▶ DATA PROVIDED:
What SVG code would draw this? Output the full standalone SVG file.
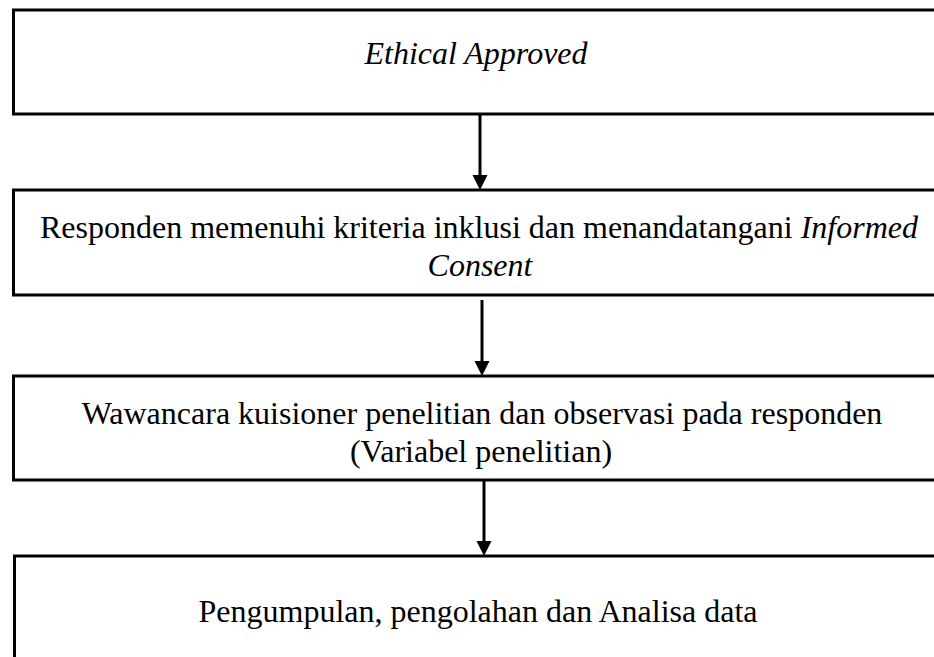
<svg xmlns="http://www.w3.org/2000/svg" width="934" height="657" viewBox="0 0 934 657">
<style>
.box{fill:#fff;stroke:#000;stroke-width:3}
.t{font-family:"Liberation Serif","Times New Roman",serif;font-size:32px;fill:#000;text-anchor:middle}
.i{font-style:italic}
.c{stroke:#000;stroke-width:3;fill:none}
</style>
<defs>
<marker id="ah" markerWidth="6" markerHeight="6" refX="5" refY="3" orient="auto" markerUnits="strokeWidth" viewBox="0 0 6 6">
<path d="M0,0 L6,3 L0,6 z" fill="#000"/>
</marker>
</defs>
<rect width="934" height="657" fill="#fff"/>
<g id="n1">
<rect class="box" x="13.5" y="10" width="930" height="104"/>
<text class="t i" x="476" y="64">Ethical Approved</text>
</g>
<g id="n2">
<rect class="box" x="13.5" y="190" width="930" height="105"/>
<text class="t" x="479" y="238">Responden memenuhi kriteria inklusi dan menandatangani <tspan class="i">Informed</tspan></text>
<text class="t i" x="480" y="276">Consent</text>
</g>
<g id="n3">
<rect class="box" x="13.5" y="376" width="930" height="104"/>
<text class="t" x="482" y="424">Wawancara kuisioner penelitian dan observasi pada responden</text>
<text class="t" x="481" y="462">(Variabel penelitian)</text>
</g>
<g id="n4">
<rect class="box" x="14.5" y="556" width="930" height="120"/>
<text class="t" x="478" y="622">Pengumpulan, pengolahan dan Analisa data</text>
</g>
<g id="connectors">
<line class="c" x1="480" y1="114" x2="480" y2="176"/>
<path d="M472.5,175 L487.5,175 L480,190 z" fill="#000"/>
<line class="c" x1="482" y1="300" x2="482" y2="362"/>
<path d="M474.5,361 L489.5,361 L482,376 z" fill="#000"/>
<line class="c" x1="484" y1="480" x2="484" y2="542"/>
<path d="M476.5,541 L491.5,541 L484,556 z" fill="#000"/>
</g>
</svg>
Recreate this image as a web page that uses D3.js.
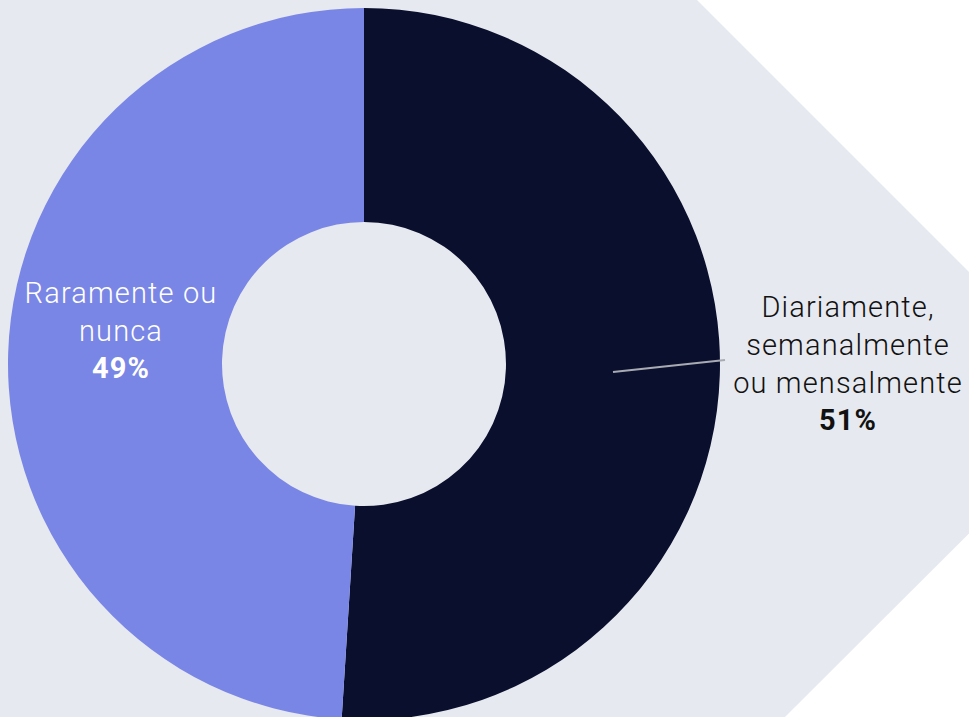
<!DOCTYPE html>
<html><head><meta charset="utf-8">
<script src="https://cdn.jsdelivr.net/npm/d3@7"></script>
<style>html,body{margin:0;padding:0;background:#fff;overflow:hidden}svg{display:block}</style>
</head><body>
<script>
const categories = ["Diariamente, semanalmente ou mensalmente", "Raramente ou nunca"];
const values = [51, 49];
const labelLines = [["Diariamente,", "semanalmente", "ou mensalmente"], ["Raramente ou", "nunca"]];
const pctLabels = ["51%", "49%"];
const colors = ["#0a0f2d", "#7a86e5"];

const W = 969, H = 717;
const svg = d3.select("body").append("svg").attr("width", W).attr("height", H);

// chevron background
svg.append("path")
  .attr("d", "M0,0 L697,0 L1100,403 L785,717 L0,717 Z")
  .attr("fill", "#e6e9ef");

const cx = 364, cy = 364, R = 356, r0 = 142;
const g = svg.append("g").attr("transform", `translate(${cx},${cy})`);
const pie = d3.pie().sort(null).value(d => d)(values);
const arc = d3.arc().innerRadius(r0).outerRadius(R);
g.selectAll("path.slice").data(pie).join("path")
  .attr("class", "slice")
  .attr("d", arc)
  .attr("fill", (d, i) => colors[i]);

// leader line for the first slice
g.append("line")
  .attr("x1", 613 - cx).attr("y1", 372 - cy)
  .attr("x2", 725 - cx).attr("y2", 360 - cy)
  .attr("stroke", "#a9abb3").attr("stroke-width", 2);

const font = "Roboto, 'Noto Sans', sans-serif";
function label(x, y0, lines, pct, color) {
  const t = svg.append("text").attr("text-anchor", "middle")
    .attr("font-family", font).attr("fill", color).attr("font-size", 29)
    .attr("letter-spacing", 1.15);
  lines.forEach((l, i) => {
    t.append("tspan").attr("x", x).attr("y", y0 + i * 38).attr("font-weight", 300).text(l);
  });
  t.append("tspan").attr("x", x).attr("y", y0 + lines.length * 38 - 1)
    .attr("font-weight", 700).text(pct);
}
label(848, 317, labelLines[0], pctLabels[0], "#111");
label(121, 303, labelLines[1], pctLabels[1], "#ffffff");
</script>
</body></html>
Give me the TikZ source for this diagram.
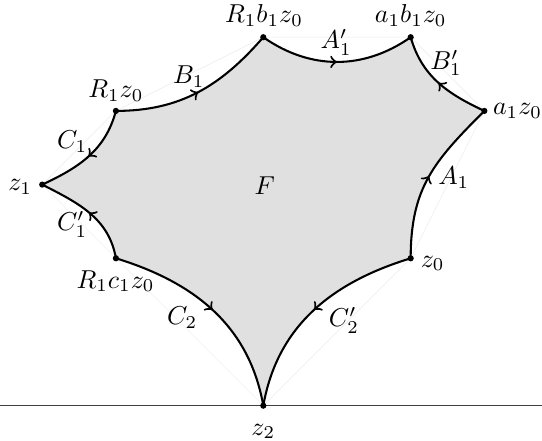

▶ PROBLEM:
Write out the data precisely as given, excluding the pictures.

▶ PROBLEM SOLUTION:
What SVG code would draw this? Output the full standalone SVG file.
<svg xmlns="http://www.w3.org/2000/svg" width="934" height="657" viewBox="0 0 934 657">
<style>
.box{fill:#fff;stroke:#000;stroke-width:3}
.t{font-family:"Liberation Serif","Times New Roman",serif;font-size:32px;fill:#000;text-anchor:middle}
.i{font-style:italic}
.c{stroke:#000;stroke-width:3;fill:none}
</style>
<defs>
<marker id="ah" markerWidth="6" markerHeight="6" refX="5" refY="3" orient="auto" markerUnits="strokeWidth" viewBox="0 0 6 6">
<path d="M0,0 L6,3 L0,6 z" fill="#000"/>
</marker>
</defs>
<rect width="934" height="657" fill="#fff"/>
<g id="n1">
<rect class="box" x="13.5" y="10" width="930" height="104"/>
<text class="t i" x="476" y="64">Ethical Approved</text>
</g>
<g id="n2">
<rect class="box" x="13.5" y="190" width="930" height="105"/>
<text class="t" x="479" y="238">Responden memenuhi kriteria inklusi dan menandatangani <tspan class="i">Informed</tspan></text>
<text class="t i" x="480" y="276">Consent</text>
</g>
<g id="n3">
<rect class="box" x="13.5" y="376" width="930" height="104"/>
<text class="t" x="482" y="424">Wawancara kuisioner penelitian dan observasi pada responden</text>
<text class="t" x="481" y="462">(Variabel penelitian)</text>
</g>
<g id="n4">
<rect class="box" x="14.5" y="556" width="930" height="120"/>
<text class="t" x="478" y="622">Pengumpulan, pengolahan dan Analisa data</text>
</g>
<g id="connectors">
<line class="c" x1="480" y1="114" x2="480" y2="176"/>
<path d="M472.5,175 L487.5,175 L480,190 z" fill="#000"/>
<line class="c" x1="482" y1="300" x2="482" y2="362"/>
<path d="M474.5,361 L489.5,361 L482,376 z" fill="#000"/>
<line class="c" x1="484" y1="480" x2="484" y2="542"/>
<path d="M476.5,541 L491.5,541 L484,556 z" fill="#000"/>
</g>
</svg>
Recreate this image as a web page that uses D3.js.
<!DOCTYPE html>
<html><head><meta charset="utf-8">
<script src="https://cdn.jsdelivr.net/npm/d3@7"></script>
<style>html,body{margin:0;padding:0;background:#fff;overflow:hidden}svg{display:block}</style>
</head><body>
<script>
const categories = ["Diariamente, semanalmente ou mensalmente", "Raramente ou nunca"];
const values = [51, 49];
const labelLines = [["Diariamente,", "semanalmente", "ou mensalmente"], ["Raramente ou", "nunca"]];
const pctLabels = ["51%", "49%"];
const colors = ["#0a0f2d", "#7a86e5"];

const W = 969, H = 717;
const svg = d3.select("body").append("svg").attr("width", W).attr("height", H);

// chevron background
svg.append("path")
  .attr("d", "M0,0 L697,0 L1100,403 L785,717 L0,717 Z")
  .attr("fill", "#e6e9ef");

const cx = 364, cy = 364, R = 356, r0 = 142;
const g = svg.append("g").attr("transform", `translate(${cx},${cy})`);
const pie = d3.pie().sort(null).value(d => d)(values);
const arc = d3.arc().innerRadius(r0).outerRadius(R);
g.selectAll("path.slice").data(pie).join("path")
  .attr("class", "slice")
  .attr("d", arc)
  .attr("fill", (d, i) => colors[i]);

// leader line for the first slice
g.append("line")
  .attr("x1", 613 - cx).attr("y1", 372 - cy)
  .attr("x2", 725 - cx).attr("y2", 360 - cy)
  .attr("stroke", "#a9abb3").attr("stroke-width", 2);

const font = "Roboto, 'Noto Sans', sans-serif";
function label(x, y0, lines, pct, color) {
  const t = svg.append("text").attr("text-anchor", "middle")
    .attr("font-family", font).attr("fill", color).attr("font-size", 29)
    .attr("letter-spacing", 1.15);
  lines.forEach((l, i) => {
    t.append("tspan").attr("x", x).attr("y", y0 + i * 38).attr("font-weight", 300).text(l);
  });
  t.append("tspan").attr("x", x).attr("y", y0 + lines.length * 38 - 1)
    .attr("font-weight", 700).text(pct);
}
label(848, 317, labelLines[0], pctLabels[0], "#111");
label(121, 303, labelLines[1], pctLabels[1], "#ffffff");
</script>
</body></html>
Give me the TikZ source for this diagram.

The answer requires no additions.